Menurut Prabowo, pengakuan terhadap negara Palestina adalah jalan menuju sejarah yang benar. Prabowo juga menekankan dunia harus mengakui negara Palestina dan menghentikan bencana kemanusiaan di Gaza.
"Kita harus mengakui Palestina sekarang. Kita harus menghentikan bencana kemanusiaan di Gaza," kata Prabowo.
Salah satu yang menjadi prioritas utama saat ini, kata Prabowo, adalah mengakhiri perang. Untuk itu, ia menekankan perdamaian harus segera dicapai.
"Mengakhiri perang harus menjadi prioritas utama kita. Kita harus mengatasi kebencian, ketakutan, dan kecurigaan. Kita harus mencapai perdamaian yang dibutuhkan umat manusia," ujar Prabowo.
Indonesia Siap Kirim Pasukan
Indonesia juga siap mengambil langkah menuju perdamaian, termasuk mengirim pasukan. "Kami siap mengambil bagian dalam perjalanan menuju perdamaian ini. Kami bersedia menyediakan pasukan penjaga perdamaian," jelasnya.
Lebih lanjut, Presiden Prabowo juga menyatakan Indonesia akan mengakui Israel bila Israel mengakui Palestina.

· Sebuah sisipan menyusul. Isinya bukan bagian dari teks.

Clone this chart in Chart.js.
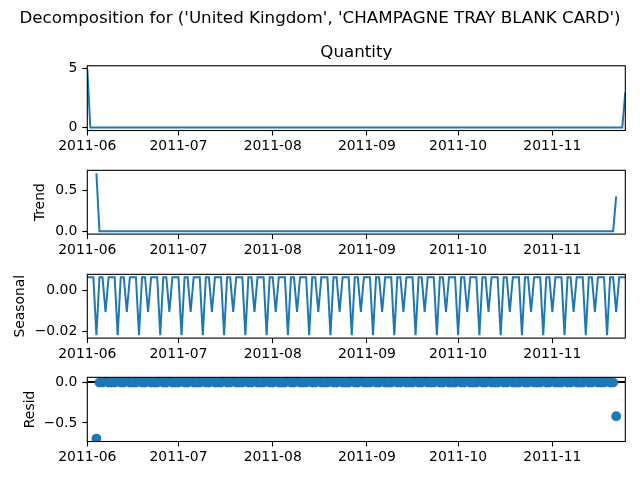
<!DOCTYPE html>
<html>
<head>
<meta charset="utf-8">
<script src="https://cdn.jsdelivr.net/npm/chart.js@4.4.1/dist/chart.umd.min.js"></script>
<style>
  html, body { margin: 0; padding: 0; background: #fff; }
  #fig { position: relative; width: 640px; height: 480px; overflow: hidden; }
  #fig canvas { position: absolute; left: 0; }
</style>
</head>
<body>
<div id="fig">
  <canvas id="chartObserved"></canvas>
  <canvas id="chartTrend"></canvas>
  <canvas id="chartSeasonal"></canvas>
  <canvas id="chartResid"></canvas>
</div>
<script>
// Daily values, 2011-06-01 (day 0) .. 2011-11-25 (day 177), one week per row (Wed..Tue)
const quantity = [
  5, 0, 0, 0, 0, 0, 0,
  0, 0, 0, 0, 0, 0, 0,
  0, 0, 0, 0, 0, 0, 0,
  0, 0, 0, 0, 0, 0, 0,
  0, 0, 0, 0, 0, 0, 0,
  0, 0, 0, 0, 0, 0, 0,
  0, 0, 0, 0, 0, 0, 0,
  0, 0, 0, 0, 0, 0, 0,
  0, 0, 0, 0, 0, 0, 0,
  0, 0, 0, 0, 0, 0, 0,
  0, 0, 0, 0, 0, 0, 0,
  0, 0, 0, 0, 0, 0, 0,
  0, 0, 0, 0, 0, 0, 0,
  0, 0, 0, 0, 0, 0, 0,
  0, 0, 0, 0, 0, 0, 0,
  0, 0, 0, 0, 0, 0, 0,
  0, 0, 0, 0, 0, 0, 0,
  0, 0, 0, 0, 0, 0, 0,
  0, 0, 0, 0, 0, 0, 0,
  0, 0, 0, 0, 0, 0, 0,
  0, 0, 0, 0, 0, 0, 0,
  0, 0, 0, 0, 0, 0, 0,
  0, 0, 0, 0, 0, 0, 0,
  0, 0, 0, 0, 0, 0, 0,
  0, 0, 0, 0, 0, 0, 0,
  0, 0, 3
];

const trend = [
  null, null, null, 0.714, 0, 0, 0,
  0, 0, 0, 0, 0, 0, 0,
  0, 0, 0, 0, 0, 0, 0,
  0, 0, 0, 0, 0, 0, 0,
  0, 0, 0, 0, 0, 0, 0,
  0, 0, 0, 0, 0, 0, 0,
  0, 0, 0, 0, 0, 0, 0,
  0, 0, 0, 0, 0, 0, 0,
  0, 0, 0, 0, 0, 0, 0,
  0, 0, 0, 0, 0, 0, 0,
  0, 0, 0, 0, 0, 0, 0,
  0, 0, 0, 0, 0, 0, 0,
  0, 0, 0, 0, 0, 0, 0,
  0, 0, 0, 0, 0, 0, 0,
  0, 0, 0, 0, 0, 0, 0,
  0, 0, 0, 0, 0, 0, 0,
  0, 0, 0, 0, 0, 0, 0,
  0, 0, 0, 0, 0, 0, 0,
  0, 0, 0, 0, 0, 0, 0,
  0, 0, 0, 0, 0, 0, 0,
  0, 0, 0, 0, 0, 0, 0,
  0, 0, 0, 0, 0, 0, 0,
  0, 0, 0, 0, 0, 0, 0,
  0, 0, 0, 0, 0, 0, 0,
  0, 0, 0, 0, 0, 0, 0.429,
  null, null, null
];

const seasonal = [
  0.0065, 0.0065, 0.0065, -0.0220, 0.0065, 0.0065, -0.0106,
  0.0065, 0.0065, 0.0065, -0.0220, 0.0065, 0.0065, -0.0106,
  0.0065, 0.0065, 0.0065, -0.0220, 0.0065, 0.0065, -0.0106,
  0.0065, 0.0065, 0.0065, -0.0220, 0.0065, 0.0065, -0.0106,
  0.0065, 0.0065, 0.0065, -0.0220, 0.0065, 0.0065, -0.0106,
  0.0065, 0.0065, 0.0065, -0.0220, 0.0065, 0.0065, -0.0106,
  0.0065, 0.0065, 0.0065, -0.0220, 0.0065, 0.0065, -0.0106,
  0.0065, 0.0065, 0.0065, -0.0220, 0.0065, 0.0065, -0.0106,
  0.0065, 0.0065, 0.0065, -0.0220, 0.0065, 0.0065, -0.0106,
  0.0065, 0.0065, 0.0065, -0.0220, 0.0065, 0.0065, -0.0106,
  0.0065, 0.0065, 0.0065, -0.0220, 0.0065, 0.0065, -0.0106,
  0.0065, 0.0065, 0.0065, -0.0220, 0.0065, 0.0065, -0.0106,
  0.0065, 0.0065, 0.0065, -0.0220, 0.0065, 0.0065, -0.0106,
  0.0065, 0.0065, 0.0065, -0.0220, 0.0065, 0.0065, -0.0106,
  0.0065, 0.0065, 0.0065, -0.0220, 0.0065, 0.0065, -0.0106,
  0.0065, 0.0065, 0.0065, -0.0220, 0.0065, 0.0065, -0.0106,
  0.0065, 0.0065, 0.0065, -0.0220, 0.0065, 0.0065, -0.0106,
  0.0065, 0.0065, 0.0065, -0.0220, 0.0065, 0.0065, -0.0106,
  0.0065, 0.0065, 0.0065, -0.0220, 0.0065, 0.0065, -0.0106,
  0.0065, 0.0065, 0.0065, -0.0220, 0.0065, 0.0065, -0.0106,
  0.0065, 0.0065, 0.0065, -0.0220, 0.0065, 0.0065, -0.0106,
  0.0065, 0.0065, 0.0065, -0.0220, 0.0065, 0.0065, -0.0106,
  0.0065, 0.0065, 0.0065, -0.0220, 0.0065, 0.0065, -0.0106,
  0.0065, 0.0065, 0.0065, -0.0220, 0.0065, 0.0065, -0.0106,
  0.0065, 0.0065, 0.0065, -0.0220, 0.0065, 0.0065, -0.0106,
  0.0065, 0.0065, 0.0065
];

const resid = [
  null, null, null, -0.692, -0.0065, -0.0065, 0.0106,
  -0.0065, -0.0065, -0.0065, 0.0220, -0.0065, -0.0065, 0.0106,
  -0.0065, -0.0065, -0.0065, 0.0220, -0.0065, -0.0065, 0.0106,
  -0.0065, -0.0065, -0.0065, 0.0220, -0.0065, -0.0065, 0.0106,
  -0.0065, -0.0065, -0.0065, 0.0220, -0.0065, -0.0065, 0.0106,
  -0.0065, -0.0065, -0.0065, 0.0220, -0.0065, -0.0065, 0.0106,
  -0.0065, -0.0065, -0.0065, 0.0220, -0.0065, -0.0065, 0.0106,
  -0.0065, -0.0065, -0.0065, 0.0220, -0.0065, -0.0065, 0.0106,
  -0.0065, -0.0065, -0.0065, 0.0220, -0.0065, -0.0065, 0.0106,
  -0.0065, -0.0065, -0.0065, 0.0220, -0.0065, -0.0065, 0.0106,
  -0.0065, -0.0065, -0.0065, 0.0220, -0.0065, -0.0065, 0.0106,
  -0.0065, -0.0065, -0.0065, 0.0220, -0.0065, -0.0065, 0.0106,
  -0.0065, -0.0065, -0.0065, 0.0220, -0.0065, -0.0065, 0.0106,
  -0.0065, -0.0065, -0.0065, 0.0220, -0.0065, -0.0065, 0.0106,
  -0.0065, -0.0065, -0.0065, 0.0220, -0.0065, -0.0065, 0.0106,
  -0.0065, -0.0065, -0.0065, 0.0220, -0.0065, -0.0065, 0.0106,
  -0.0065, -0.0065, -0.0065, 0.0220, -0.0065, -0.0065, 0.0106,
  -0.0065, -0.0065, -0.0065, 0.0220, -0.0065, -0.0065, 0.0106,
  -0.0065, -0.0065, -0.0065, 0.0220, -0.0065, -0.0065, 0.0106,
  -0.0065, -0.0065, -0.0065, 0.0220, -0.0065, -0.0065, 0.0106,
  -0.0065, -0.0065, -0.0065, 0.0220, -0.0065, -0.0065, 0.0106,
  -0.0065, -0.0065, -0.0065, 0.0220, -0.0065, -0.0065, 0.0106,
  -0.0065, -0.0065, -0.0065, 0.0220, -0.0065, -0.0065, 0.0106,
  -0.0065, -0.0065, -0.0065, 0.0220, -0.0065, -0.0065, 0.0106,
  -0.0065, -0.0065, -0.0065, 0.0220, -0.0065, -0.0065, -0.418,
  null, null, null
];

// x ticks: day offsets of the month starts from 2011-06-01
const monthTicks = [0, 30, 61, 92, 122, 153];
const monthLabels = ['2011-06', '2011-07', '2011-08', '2011-09', '2011-10', '2011-11'];

const quantityTicks = [0, 5];
const quantityTickLabels = ['0', '5'];
const trendTicks = [0, 0.5];
const trendTickLabels = ['0.0', '0.5'];
const seasonalTicks = [-0.02, 0];
const seasonalTickLabels = ['\u22120.02', '0.00'];
const residTicks = [-0.5, 0];
const residTickLabels = ['\u22120.5', '0.0'];

const suptitle = "Decomposition for ('United Kingdom', 'CHAMPAGNE TRAY BLANK CARD')";

// layout (pixels)
const BLUE = '#1f77b4';
const TICK_FONT = 13.9;
const AXIS_LEFT = 87.3;
const AXIS_RIGHT = 625.3;
const PANEL_H = 64.8;
const lastDay = quantity.length - 1;

Chart.defaults.font.family = "'DejaVu Sans', sans-serif";
Chart.defaults.color = '#000';

// draws the full box round the plot area (matplotlib spines)
const framePlugin = {
    id: 'frame',
    afterDraw(chart) {
        const { ctx, chartArea: a } = chart;
        ctx.save();
        ctx.strokeStyle = '#000';
        ctx.lineWidth = 1.1;
        ctx.strokeRect(a.left, a.top, a.right - a.left, a.bottom - a.top);
        ctx.restore();
    }
};

function toPoints(values) {
    return values.map((v, i) => ({ x: i, y: v }));
}

// 5% margin like matplotlib autoscale
function paddedRange(values) {
    const vals = values.filter(v => v !== null);
    const lo = Math.min(...vals);
    const hi = Math.max(...vals);
    const m = (hi - lo) * 0.05;
    return { min: lo - m, max: hi + m };
}

function makePanel(id, p) {
    const canvas = document.getElementById(id);
    const canvasTop = p.first ? 0 : Math.floor(p.top) - 12;
    const padTop = p.first ? 0 : p.top - canvasTop;
    const height = p.first ? 172 : Math.round(padTop + PANEL_H + 36);
    const xAxisH = height - (p.top - canvasTop) - PANEL_H;
    canvas.width = 640;
    canvas.height = height;
    canvas.style.top = canvasTop + 'px';
    canvas.style.width = '640px';
    canvas.style.height = height + 'px';

    const range = paddedRange(p.values);
    const tickGrid = {
        drawOnChartArea: false,
        drawTicks: true,
        tickLength: 5,
        tickColor: '#000',
        tickWidth: 1.1
    };

    new Chart(canvas, {
        type: 'line',
        data: { datasets: p.datasets },
        options: {
            responsive: false,
            animation: false,
            layout: { padding: { top: padTop, right: 0, bottom: 0, left: 0 } },
            plugins: {
                legend: { display: false },
                tooltip: { enabled: false },
                title: p.first ? {
                    display: true,
                    text: suptitle,
                    color: '#000',
                    font: { size: 16.7, weight: 'normal' },
                    padding: { top: 8.7, bottom: 0 }
                } : { display: false },
                subtitle: p.first ? {
                    display: true,
                    text: 'Quantity',
                    color: '#000',
                    fullSize: false,
                    font: { size: 16.7, weight: 'normal' },
                    padding: { top: 14.3, bottom: 2.7 }
                } : { display: false }
            },
            scales: {
                x: {
                    type: 'linear',
                    min: 0,
                    max: lastDay,
                    afterBuildTicks: s => { s.ticks = monthTicks.map(v => ({ value: v })); },
                    afterFit: s => { s.height = xAxisH; },
                    ticks: {
                        autoSkip: false,
                        maxRotation: 0,
                        padding: 3,
                        color: '#000',
                        font: { size: TICK_FONT },
                        callback: (v, i) => monthLabels[i]
                    },
                    grid: tickGrid,
                    border: { display: false }
                },
                y: {
                    type: 'linear',
                    min: range.min,
                    max: range.max,
                    afterBuildTicks: s => { s.ticks = p.yTicks.map(v => ({ value: v })); },
                    afterFit: s => { s.width = AXIS_LEFT; },
                    ticks: {
                        padding: 5,
                        color: '#000',
                        font: { size: TICK_FONT },
                        callback: (v, i) => p.yLabels[i]
                    },
                    grid: tickGrid,
                    border: { display: false },
                    title: {
                        display: !!p.yTitle,
                        text: p.yTitle || '',
                        color: '#000',
                        font: { size: TICK_FONT },
                        padding: { top: (p.yTitleX || 0) - TICK_FONT * 0.6, bottom: 0 }
                    }
                },
                // empty right-hand strip so the full-width title stays centred on the figure
                margin: {
                    type: 'linear',
                    position: 'right',
                    afterFit: s => { s.width = 640 - AXIS_RIGHT; },
                    ticks: { display: false },
                    grid: { display: false },
                    border: { display: false }
                }
            }
        },
        plugins: [framePlugin]
    });
}

function lineSet(values) {
    return {
        data: toPoints(values),
        borderColor: BLUE,
        borderWidth: 2,
        pointRadius: 0,
        tension: 0,
        clip: 0
    };
}

makePanel('chartObserved', {
    first: true,
    top: 65.7,
    values: quantity,
    datasets: [lineSet(quantity)],
    yTicks: quantityTicks,
    yLabels: quantityTickLabels
});

makePanel('chartTrend', {
    top: 169.3,
    values: trend,
    datasets: [lineSet(trend)],
    yTicks: trendTicks,
    yLabels: trendTickLabels,
    yTitle: 'Trend',
    yTitleX: 40.7
});

makePanel('chartSeasonal', {
    top: 273.3,
    values: seasonal,
    datasets: [lineSet(seasonal)],
    yTicks: seasonalTicks,
    yLabels: seasonalTickLabels,
    yTitle: 'Seasonal',
    yTitleX: 20.7
});

makePanel('chartResid', {
    top: 376.7,
    values: resid,
    datasets: [
        {
            data: toPoints(resid),
            showLine: false,
            pointRadius: 4.2,
            pointBorderWidth: 1.4,
            pointBackgroundColor: BLUE,
            pointBorderColor: BLUE,
            clip: 0
        },
        {
            // zero reference line under the dots
            data: [{ x: 0, y: 0 }, { x: lastDay, y: 0 }],
            borderColor: '#000',
            borderWidth: 2,
            pointRadius: 0,
            clip: 0
        }
    ],
    yTicks: residTicks,
    yLabels: residTickLabels,
    yTitle: 'Resid',
    yTitleX: 30
});
</script>
</body>
</html>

“Kita harus menjamin status kenegaraan Palestina, tapi Indonesia juga menyatakan bahwa jika Israel mengakui kemerdekaan dan kenegaraan Palestina, Indonesia akan langsung mengakui negara Israel, dan kita akan menjamin keamanan Israel,” kata Prabowo di mimbar di Markas Besar PBB, New York, yang langsung disambut tepuk tangan para hadirin.
Prabowo menyampaikan dukungannya terhadap solusi dua negara (two state solution) untuk mengakhiri tragedi yang terus berlangsung di Palestina akibat agresi Israel.
“Indonesia sekali lagi menekankan komitmennya terhadap solusi dua negara untuk mengakhiri masalah Palestina. Hanya solusi dua negara yang akan mengarah ke perdamaian,” ujar Prabowo.
Untuk diketahui, Prabowo menjadi salah satu kepala negara yang menyampaikan pidatonya di KTT tersebut. Prabowo yang diberikan durasi waktu 5 menit berpidato, mendapat urutan kelima setelah Yordania, Turki, Brasil, dan Portugal.
Sidang KTT dipimpin (co-chairs) Presiden Prancis Emmanuel Macron dan Menteri Luar Negeri Arab Saudi Pangeran Faisal bin Farhan Al Saud. Sekretaris Jenderal PBB Antonio Guterres juga memberikan sambutan di awal forum.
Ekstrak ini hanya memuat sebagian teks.